Otis applies two independent privacy mechanisms, each with a client-side and a server-side layer:
- PII redaction — scrubs PII content from span text before it reaches Otis.
- Client-side runs in the SDK before spans are exported. Regex patterns catch structured PII (credit cards, emails, phone numbers, SSNs, API keys, JWTs, etc.).
- Server-side runs when Otis receives spans and before they touch persistent storage. A machine-learning model catches unstructured PII that regex can't detect (names, addresses, organizations, other contextual PII) and composes with the client-side layer.
- Identifier hashing — pseudonymizes raw user, session, and group IDs so they're opaque to Otis.
- Client-side HMAC applied by the SDK before values are exported, using a salt derived from your API key.
- Server-side HMAC applied when Otis receives spans and before they touch persistent storage, using a separate per-project secret held by Otis. Double-hashing defeats rainbow-table attacks on the space of likely raw identifiers.
Each layer is independent defense-in-depth against the previous one failing or missing something.
Client-side PII redaction
Enabled by default. 40+ regex patterns with Luhn and similar validators to minimize false positives. Entity linking ensures the same PII value gets the same placeholder within a span.
initOtis({
serviceName: "my-app",
piiRedaction: {
enabled: true, // default
disabledPatterns: ["ipv4"], // skip specific patterns
customPatterns: [{ // add custom patterns
name: "internal_id",
regex: /INT-\d{10}/g,
placeholder: "[INTERNAL_ID_N]",
priority: 50,
}],
},
});Entity linking
Within a single span, the same PII value receives the same placeholder. Maps reset between spans to maintain context separation.

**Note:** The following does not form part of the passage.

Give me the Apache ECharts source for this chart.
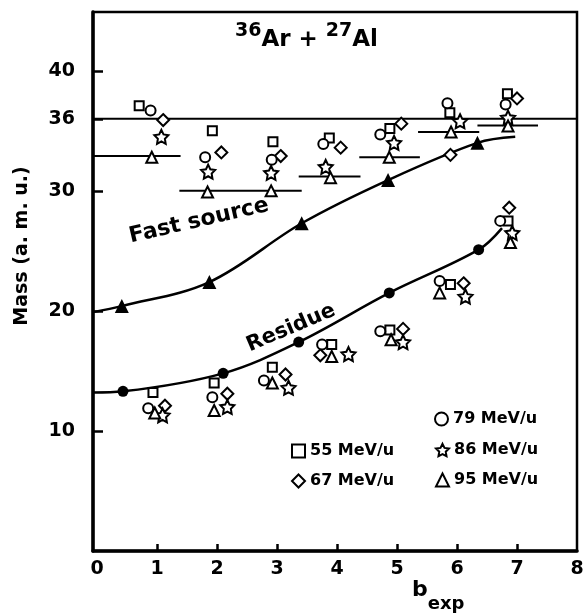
<!DOCTYPE html>
<html>
<head>
<meta charset="utf-8">
<script src="https://cdn.jsdelivr.net/npm/echarts@6/dist/echarts.min.js"></script>
<style>html,body{margin:0;padding:0;background:#fff}#chart{width:587px;height:615px}</style>
</head>
<body>
<div id="chart"></div>
<script>
// axis ticks / labels
var xTicks = [1, 2, 3, 4, 5, 6, 7];
var xLabels = [0, 1, 2, 3, 4, 5, 6, 7, 8];
var yLabels = [10, 20, 30, 36, 40];

// measured masses per beam energy (upper = fast source, lower = residue)
var e55 = [[0.70,37.1],[1.92,35.0],[2.93,34.1],[3.87,34.4],[4.88,35.2],[5.88,36.5],[6.84,38.1],
           [0.93,13.2],[1.95,14.0],[2.92,15.3],[3.91,17.2],[4.88,18.4],[5.89,22.2],[6.85,27.5]];
var e67 = [[1.10,35.9],[2.07,33.2],[3.06,32.9],[4.06,33.6],[5.07,35.6],[5.89,33.0],[7.00,37.7],
           [1.13,12.1],[2.17,13.1],[3.14,14.7],[3.72,16.3],[5.10,18.5],[6.11,22.3],[6.87,28.6]];
var e79 = [[0.89,36.7],[1.80,32.8],[2.91,32.6],[3.77,33.9],[4.72,34.7],[5.84,37.3],[6.81,37.2],
           [0.85,11.9],[1.92,12.8],[2.78,14.2],[3.75,17.2],[4.72,18.3],[5.71,22.5],[6.72,27.5]];
var e86 = [[1.07,34.5],[1.85,31.6],[2.90,31.5],[3.81,32.0],[4.95,34.0],[6.05,35.8],[6.85,36.1],
           [1.09,11.3],[2.17,12.0],[3.19,13.6],[4.19,16.4],[5.10,17.4],[6.14,21.2],[6.92,26.5]];
var e95 = [[0.91,32.8],[1.84,29.9],[2.90,30.0],[3.89,31.1],[4.87,32.8],[5.90,34.9],[6.85,35.4],
           [0.96,11.5],[1.95,11.7],[2.92,14.0],[3.91,16.2],[4.90,17.6],[5.71,21.5],[6.89,25.7]];

// fast source and residue curves (first/last entries are curve ends, others carry markers)
var fastCurve = [[-0.07,19.9],[0.41,20.4],[1.87,22.4],[3.41,27.3],[4.85,30.9],[6.34,34.0],[6.97,34.5]];
var residueCurve = [[-0.07,13.2],[0.43,13.3],[2.10,14.8],[3.36,17.4],[4.87,21.5],[6.36,25.1],[6.75,26.9]];

// mean plateau segments
var plateauFrom = [-0.07, 1.37, 3.36, 4.37, 5.35, 6.34];
var plateauTo   = [1.39, 3.41, 4.39, 5.38, 6.37, 7.35];
var plateauY    = [32.9, 30.0, 31.2, 32.8, 34.9, 35.45];
var beamMass = 36;

var FONT = 'DejaVu Sans';
var starPath = 'path://M50 0 L64.7 29.8 L97.6 34.5 L73.8 57.7 L79.4 90.5 L50 75 L20.6 90.5 L26.2 57.7 L2.4 34.5 L35.3 29.8 Z';

var chart = echarts.init(document.getElementById('chart'));

function openSeries(name, data, symbol, size) {
    return {
        name: name, type: 'scatter', data: data, symbol: symbol, symbolSize: size, z: 5,
        itemStyle: {color: '#fff', borderColor: '#000', borderWidth: 2, opacity: 1}
    };
}

var series = [];
series.push({
    type: 'line', data: [[-0.07, beamMass], [8, beamMass]], symbol: 'none',
    lineStyle: {color: '#000', width: 2}, z: 2
});
plateauY.forEach(function (v, i) {
    series.push({
        type: 'line', data: [[plateauFrom[i], v], [plateauTo[i], v]], symbol: 'none',
        lineStyle: {color: '#000', width: 2}, z: 2
    });
});
series.push({
    type: 'line', data: fastCurve, smooth: 0.35, symbol: 'none',
    lineStyle: {color: '#000', width: 2.5}, z: 2
});
series.push({
    type: 'scatter', data: fastCurve.slice(1, 6), symbol: 'triangle', symbolSize: 14,
    itemStyle: {color: '#000', opacity: 1}, z: 4
});
series.push({
    type: 'line', data: residueCurve, smooth: 0.35, symbol: 'none',
    lineStyle: {color: '#000', width: 2.5}, z: 2
});
series.push({
    type: 'scatter', data: residueCurve.slice(1, 6), symbol: 'circle', symbolSize: 11,
    itemStyle: {color: '#000', opacity: 1}, z: 4
});
series.push(openSeries('55 MeV/u', e55, 'rect', 9));
series.push(openSeries('67 MeV/u', e67, 'diamond', 12));
series.push(openSeries('79 MeV/u', e79, 'circle', 10));
series.push(openSeries('86 MeV/u', e86, starPath, 14));
series.push(openSeries('95 MeV/u', e95, 'triangle', 11));

var legendText = {fontFamily: FONT, fontWeight: 'bold', fontSize: 16, color: '#000'};
function legend(names, left, top) {
    return {
        data: names, orient: 'vertical', left: left, top: top, itemGap: 14,
        itemWidth: 13, itemHeight: 13, selectedMode: false, textStyle: legendText, padding: 0
    };
}

var option = {
    animation: false,
    backgroundColor: '#fff',
    grid: {left: 93, right: 10, top: 12, bottom: 64, show: true, borderColor: '#000', borderWidth: 2.5},
    legend: [
        legend(['79 MeV/u'], 434, 411),
        legend(['55 MeV/u', '67 MeV/u'], 291, 443),
        legend(['86 MeV/u', '95 MeV/u'], 435, 442)
    ],
    xAxis: {
        type: 'value', min: -0.07, max: 8,
        axisLine: {onZero: false, lineStyle: {color: '#000', width: 3.5}},
        axisTick: {inside: true, length: 7, lineStyle: {color: '#000', width: 2.5}, customValues: xTicks},
        axisLabel: {customValues: xLabels, fontFamily: FONT, fontWeight: 'bold', fontSize: 19, color: '#000', margin: 9},
        splitLine: {show: false}
    },
    yAxis: {
        type: 'value', min: 0, max: 44.9,
        axisLine: {show: true, onZero: false, lineStyle: {color: '#000', width: 3.5}},
        axisTick: {show: true, inside: true, length: 10, lineStyle: {color: '#000', width: 2.5}, customValues: yLabels},
        axisLabel: {customValues: yLabels, fontFamily: FONT, fontWeight: 'bold', fontSize: 19, color: '#000', margin: 18},
        splitLine: {show: false}
    },
    graphic: [
        {
            type: 'text', left: 235, top: 22,
            style: {
                text: '{s|36}{m|Ar + }{s|27}{m|Al}',
                rich: {
                    s: {fontFamily: FONT, fontWeight: 'bold', fontSize: 19, lineHeight: 30, verticalAlign: 'top', fill: '#000'},
                    m: {fontFamily: FONT, fontWeight: 'bold', fontSize: 23, lineHeight: 30, verticalAlign: 'bottom', fill: '#000'}
                }
            }
        },
        {
            type: 'text', x: 199, y: 221, rotation: 0.227,
            style: {text: 'Fast source', fontFamily: FONT, fontWeight: 'bold', fontSize: 22, fill: '#000', align: 'center', verticalAlign: 'middle'}
        },
        {
            type: 'text', x: 291, y: 328, rotation: 0.40,
            style: {text: 'Residue', fontFamily: FONT, fontWeight: 'bold', fontSize: 21, fill: '#000', align: 'center', verticalAlign: 'middle'}
        },
        {
            type: 'text', x: 22, y: 246, rotation: Math.PI / 2,
            style: {text: 'Mass (a. m. u.)', fontFamily: FONT, fontWeight: 'bold', fontSize: 19, fill: '#000', align: 'center', verticalAlign: 'middle'}
        },
        {
            type: 'text', left: 412, top: 579,
            style: {
                text: '{b|b}{s|exp}',
                rich: {
                    b: {fontFamily: FONT, fontWeight: 'bold', fontSize: 22, lineHeight: 34, verticalAlign: 'top', fill: '#000'},
                    s: {fontFamily: FONT, fontWeight: 'bold', fontSize: 18, lineHeight: 34, verticalAlign: 'bottom', fill: '#000'}
                }
            }
        }
    ],
    series: series
};
chart.setOption(option);
</script>
</body>
</html>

Input: "Contact john@acme.com for help. CC john@acme.com for the team."
Output: "Contact {REDACTED_EMAIL_1} for help. CC {REDACTED_EMAIL_1} for the team."Which attributes are scanned
AI prompt/response attributes, user-corrected text, and user/group property values are scanned.
Scanned attributes:
ai.prompt, ai.prompt.messages, ai.prompt.lastUserMessage, ai.response, ai.response.text, gen_ai.input.messages, gen_ai.prompt, gen_ai.prompt.messages, gen_ai.output.messages, gen_ai.response, gen_ai.response.text, gen_ai.completion, user_message, response_message
Scanned feedback fields:
The comment and expected attributes in sendFeedbackSignal are scanned.
Scanned prefixes: traits.*, metadata.*, properties.*, session_properties.*
Inverse contract. Anything else — top-level attributes on sendEvent calls, OTel-semantic identifiers (user.id, session.id), structural fields (format, doc.id, tool.name), the artifact.id / artifact.stage / artifact.type set — is treated as identifier-shaped and ships unscanned. To route a freeform value through redaction without changing the namespace, use the opt-in segment rule below.
Opt-in scanning with sensitive_
Any attribute key with a sensitive_ or sensitive. segment prefix is value-scanned for PII, regardless of namespace. The match is case-insensitive and applies at any depth.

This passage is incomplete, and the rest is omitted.